The left, as is its wont, has organized a politically-motivated boycott against L.L. Bean, the outdoor gear and apparel company. The pretext for the boycott is that the Federal Election Commission charged Linda Bean, a granddaughter of the company’s founder and a member of its ten-person Board, with contributing more than the legal donation amount to a political action committee that supported Donald Trump’s presidential campaign. (The company itself did not endorse or contribute to any candidate).
One strongly suspects, however, that the left is angry that Ms. Bean backed Trump at all. The organized boycott is the idea of an operation called the Grab Your Wallet campaign which, according to this report, publishes a list of companies that backed Trump and urges consumers to withdraw their financial support from them. Being accused of violating election law does not appear to be a prerequisite of being targeted for a boycott.

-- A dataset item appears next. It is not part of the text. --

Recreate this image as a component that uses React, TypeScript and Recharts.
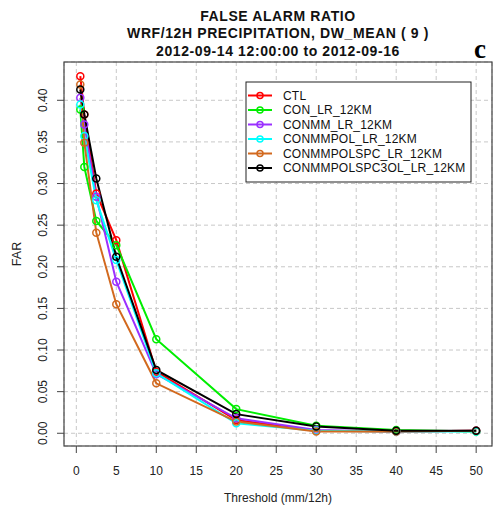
import React from 'react';
import { LineChart, Line, XAxis, YAxis, CartesianGrid, Customized } from 'recharts';

const thresholds = [0.5, 1, 2.5, 5, 10, 20, 30, 40, 50];
const seriesNames = ['CTL', 'CON_LR_12KM', 'CONMM_LR_12KM', 'CONMMPOL_LR_12KM', 'CONMMPOLSPC_LR_12KM', 'CONMMPOLSPC3OL_LR_12KM'];
const seriesColors = ['#ff0000', '#00ee00', '#9b30ff', '#00ffff', '#d2691e', '#000000'];
const ctl = [0.429, 0.383, 0.288, 0.232, 0.074, 0.016, 0.003, 0.002, 0.003];
const conLr = [0.389, 0.320, 0.255, 0.226, 0.113, 0.029, 0.009, 0.004, 0.002];
const conmmLr = [0.403, 0.371, 0.284, 0.182, 0.071, 0.018, 0.004, 0.002, 0.003];
const conmmpolLr = [0.395, 0.357, 0.280, 0.208, 0.072, 0.012, 0.003, 0.002, 0.002];
const conmmpolspcLr = [0.419, 0.349, 0.241, 0.155, 0.060, 0.014, 0.002, 0.002, 0.003];
const conmmpolspc3olLr = [0.413, 0.383, 0.306, 0.212, 0.076, 0.023, 0.008, 0.003, 0.003];
const xTicks = [0, 5, 10, 15, 20, 25, 30, 35, 40, 45, 50];
const yTicks = [0, 0.05, 0.1, 0.15, 0.2, 0.25, 0.3, 0.35, 0.4];
const titleLines = ['FALSE ALARM RATIO', 'WRF/12H PRECIPITATION, DW_MEAN ( 9 )', '2012-09-14 12:00:00 to 2012-09-16'];

const seriesValues = [ctl, conLr, conmmLr, conmmpolLr, conmmpolspcLr, conmmpolspc3olLr];
const keys = ['s0', 's1', 's2', 's3', 's4', 's5'];
const data = thresholds.map((t, i) => {
  const row: any = { t };
  seriesValues.forEach((vals, k) => { row[keys[k]] = vals[i]; });
  return row;
});

const FONT = '"Liberation Sans", Arial, Helvetica, sans-serif';

const YTick = (props: any) => {
  const { x, y, payload } = props;
  const bx = x - 2;
  return (
    <text x={bx} y={y} transform={`rotate(-90 ${bx} ${y})`} textAnchor="middle" fontSize={12} fill="#222" fontFamily={FONT}>
      {Number(payload.value).toFixed(2)}
    </text>
  );
};

const Decor = () => (
  <g fontFamily={FONT}>
    <rect x={64} y={62} width={428} height={384} fill="none" stroke="#444" strokeWidth={1.2} />
    {titleLines.map((s, i) => (
      <text key={i} x={278} y={20.5 + i * 17.5} textAnchor="middle" fontSize={14} letterSpacing={0.6} fontWeight="bold" fill="#111">{s}</text>
    ))}
    <text x={474} y={58} fontSize={27} fontWeight="bold" fontFamily='"Liberation Serif", "DejaVu Serif", serif' fill="#000">c</text>
    <text x={278} y={502} textAnchor="middle" fontSize={12} fill="#222">Threshold (mm/12h)</text>
    <text x={21} y={254} transform="rotate(-90 21 254)" textAnchor="middle" fontSize={12.5} fill="#222">FAR</text>
    <rect x={246} y={82} width={225} height={100} fill="#fff" stroke="#222" strokeWidth={1} />
    {seriesNames.map((n, i) => {
      const yy = 95.5 + i * 14.5;
      return (
        <g key={n}>
          <line x1={248} x2={272} y1={yy} y2={yy} stroke={seriesColors[i]} strokeWidth={2} />
          <circle cx={260} cy={yy} r={3} fill="none" stroke={seriesColors[i]} strokeWidth={1.5} />
          <text x={283} y={yy + 4.3} fontSize={12} letterSpacing={0.2} fill="#111">{n}</text>
        </g>
      );
    })}
  </g>
);

export default function App() {
  return (
    <div style={{ position: 'absolute', left: 0, top: 0, width: 494, height: 509, background: '#fff' }}>
      <LineChart width={494} height={509} data={data} margin={{ top: 62, right: 2, left: 24, bottom: 23 }}>
        <CartesianGrid stroke="#c8c8c8" strokeDasharray="4 3" />
        <XAxis
          dataKey="t"
          type="number"
          domain={[-1.54, 51.98]}
          allowDataOverflow
          ticks={xTicks}
          axisLine={false}
          tickLine={{ stroke: '#444' }}
          tickSize={7}
          tickMargin={13}
          height={40}
          tick={{ fontSize: 12, fill: '#222', fontFamily: FONT }}
        />
        <YAxis
          type="number"
          domain={[-0.0153, 0.446]}
          allowDataOverflow
          ticks={yTicks}
          axisLine={false}
          tickLine={{ stroke: '#444' }}
          tickSize={7}
          tickMargin={8}
          width={40}
          tick={<YTick />}
        />
        {keys.map((k, i) => (
          <Line
            key={k}
            dataKey={k}
            type="linear"
            stroke={seriesColors[i]}
            strokeWidth={2}
            dot={{ r: 3.5, stroke: seriesColors[i], strokeWidth: 1.5, fill: 'none' }}
            isAnimationActive={false}
          />
        ))}
        <Customized component={Decor} />
      </LineChart>
    </div>
  );
}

I should also note that Linda Bean denies wrongdoing. She says she was told by the PAC chairman that his group was a super PAC (meaning that she could make a large donation). Bean also says she donated significantly less money that the amount she is charged with giving, and that she received no notice from the FEC that she broke any law.
Whatever the merits of the case against Ms. Bean, many will find it offensive that Grab Your Wallet organized a boycott against L.L. Bean because her personal decision regarding a political donation. I know I do. This sort of boycott has become a common left-wing bullying tactic.
Donald Trump also found the boycott offensive. He responded by tweeting: “Thank you to Linda Bean of L.L.Bean for your great support and courage. People will support you even more now. Buy L.L.Bean. @LBPerfectMaine.”
The tweet has produced much hand wringing. Noting the obvious, presidential historian Michael Beschloss said “it’s rare, if ever, that presidents do this.” “In general, presidents who have a sense of limited presidential power do not want to extend that power to the point of suggesting to Americans which products to buy,” he sniffed.
True. But what president has ever seen his financial donors subjected to politically-motivated organized boycotts? “In general” shouldn’t apply when the left (or the right) engages in this kind of warfare.
Some have suggested that Trump is “picking winners and losers.” Conservatives often rail against the government doing so.
Trump is not a conservative, at least not a typical one. He does seem willing to pick winners and losers. When he does, barring special circumstances, free market conservatives should criticize him.
In the Bean case, though, Trump isn’t picking winners and losers in the traditional, offensive sense. He is simply trying to help defend a company that has come under economic attack for the politics of someone associated with it.
Trump isn’t offering L.L. Bean a subsidy, a tax break, or a monopoly. He is basically offering it moral support in a fight started by others.
The company’s competitors may not see Trump’s tweet this way. I assume, however, that they were happy enough to reap whatever economic gain the organized boycott of L.L. Bean might confer. It doesn’t bother me much that they will live with the consequences of the backlash.
Mass boycotts like this one are a nasty proposition. If Trump’s tweet helps L.L. Bean’s business, it may put an end to this sort of practice. In that event, the president-elect will have performed a public service.